In 2005, Brown helped launch the Master of Biotechnology and Management program, one of the few truly interdisciplinary programs that ensure an equally balanced, in-depth emphasis on business and science. Earlier in his career, Brown helped launch the Bachelor of Science and Arts program.
In spring 2007, Brown was a visiting professor of biological sciences at Carnegie Mellon in Qatar, where he taught a hybrid biology course. The course, which he developed to integrate online learning and classroom lecture, was previously adopted by 26 U.S. universities and a university in Santiago, Chile.
Just prior to his death, Brown had been named special assistant to Thorpe. In this role, he worked with the dean to provide support on a wide range of faculty issues, including faculty orientation. He also worked with Thorpe on faculty course evaluation, providing assistance to faculty on class management and with freshman-level course support.

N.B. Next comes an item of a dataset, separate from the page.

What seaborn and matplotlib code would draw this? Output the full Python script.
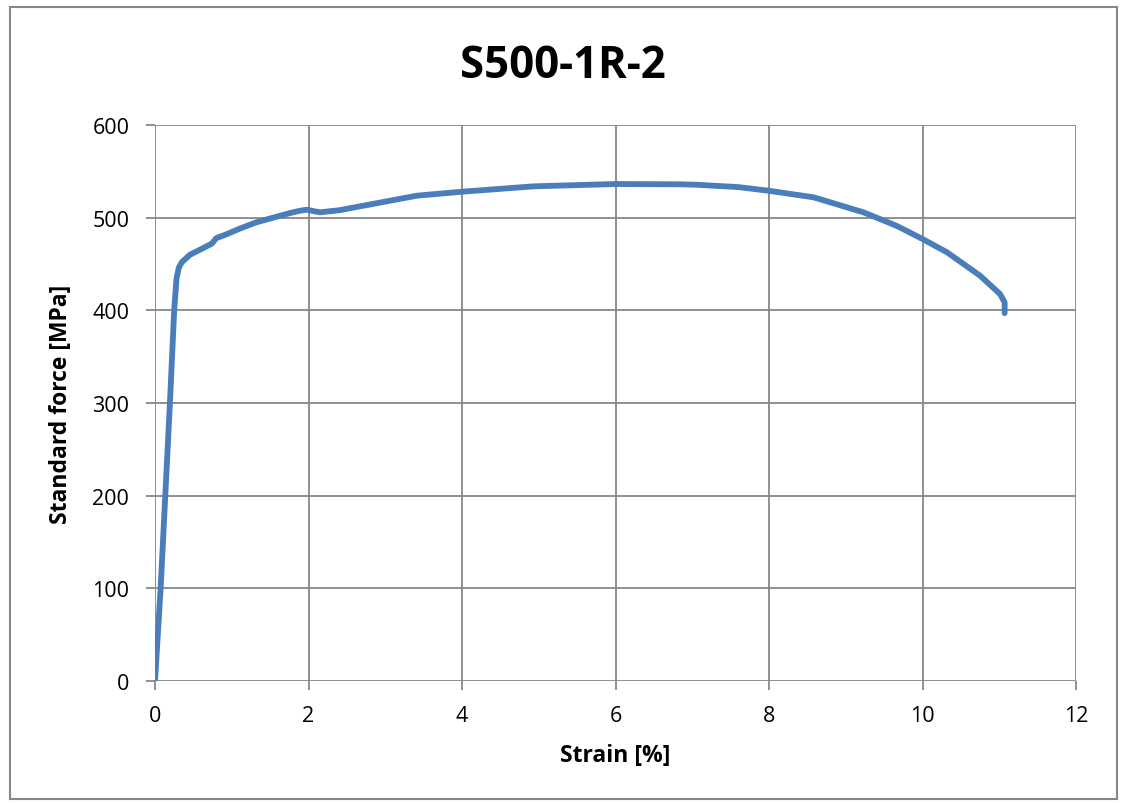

"Bill brought an infectious and unstoppable enthusiasm to the Qatar campus," said Thorpe. "He was passionate about teaching, excited about helping junior faculty and upbeat about the potential for doing really great things in Doha. He made the Qatar campus a real part of Carnegie Mellon: rigorous, demanding and, at the same time, exciting and fun."
Brown also maintained an active laboratory, pursuing molecular research to improve diagnostics for toxic agents in the workplace and designing biological methods to remediate harmful chemicals released into the environment.
Christine Wang, a former graduate student of Brown's, remembered his mentorship style. "If an experiment was not working, he was very supportive and helped guide you in a sophisticated way. He didn't micromanage," said Wang, now a post-doctoral fellow at Baylor Medical College in Houston. "Professor Brown was very understanding, very encouraging," she said, adding that he listened seriously to students as he helped them in their research.
During his tenure at Carnegie Mellon, Brown held key roles on numerous committees, including the Faculty Review Committee (2005–2007), the Science and Humanities Scholars Advisory Committee, the Globalization Subcommittee, and the Learning and Development Advisory Board. He chaired Faculty Senate from 2004 to 2005, and co-directed the Carnegie Mellon/University of Pittsburgh MD/Ph.D. program.
Brown's distinguished career included service on review and advisory boards for scientific educational programs with the National Science Foundation, Howard Hughes Medical Institute and the National Institutes of Health. He was elected to Sigma Xi, the American Chemical Society and the American Society of Biochemistry and Molecular Biology.
Brown received his doctorate in biochemistry from the University of Minnesota in 1971 and completed a postdoctoral fellowship in biophysics in 1973 at Yale University before coming to Carnegie Mellon.
In addition to his distinguished academic career, Brown was an avid cyclist and world traveler. Each year, he participated in numerous charitable fundraisers. This June, he rode in the Multiple Sclerosis Bike Ride from Pittsburgh to Erie.
Brown is survived by his wife, Linda; his two sons, Kevin and Eric; and brothers and sisters. Eric is a graduate of Carnegie Mellon's Entertainment Technology Center and a co-creator of the video game Peacemaker. The funeral and interment are private, and there will be no visitation. A campus tribute will be held this fall. In lieu of flowers, remembrances may be made to Carnegie Mellon University for the Dr. William E. Brown Scholarship Fund, c/o Sharon King, 6 PPG Place, 11th Floor, Pittsburgh, PA 15222-5488.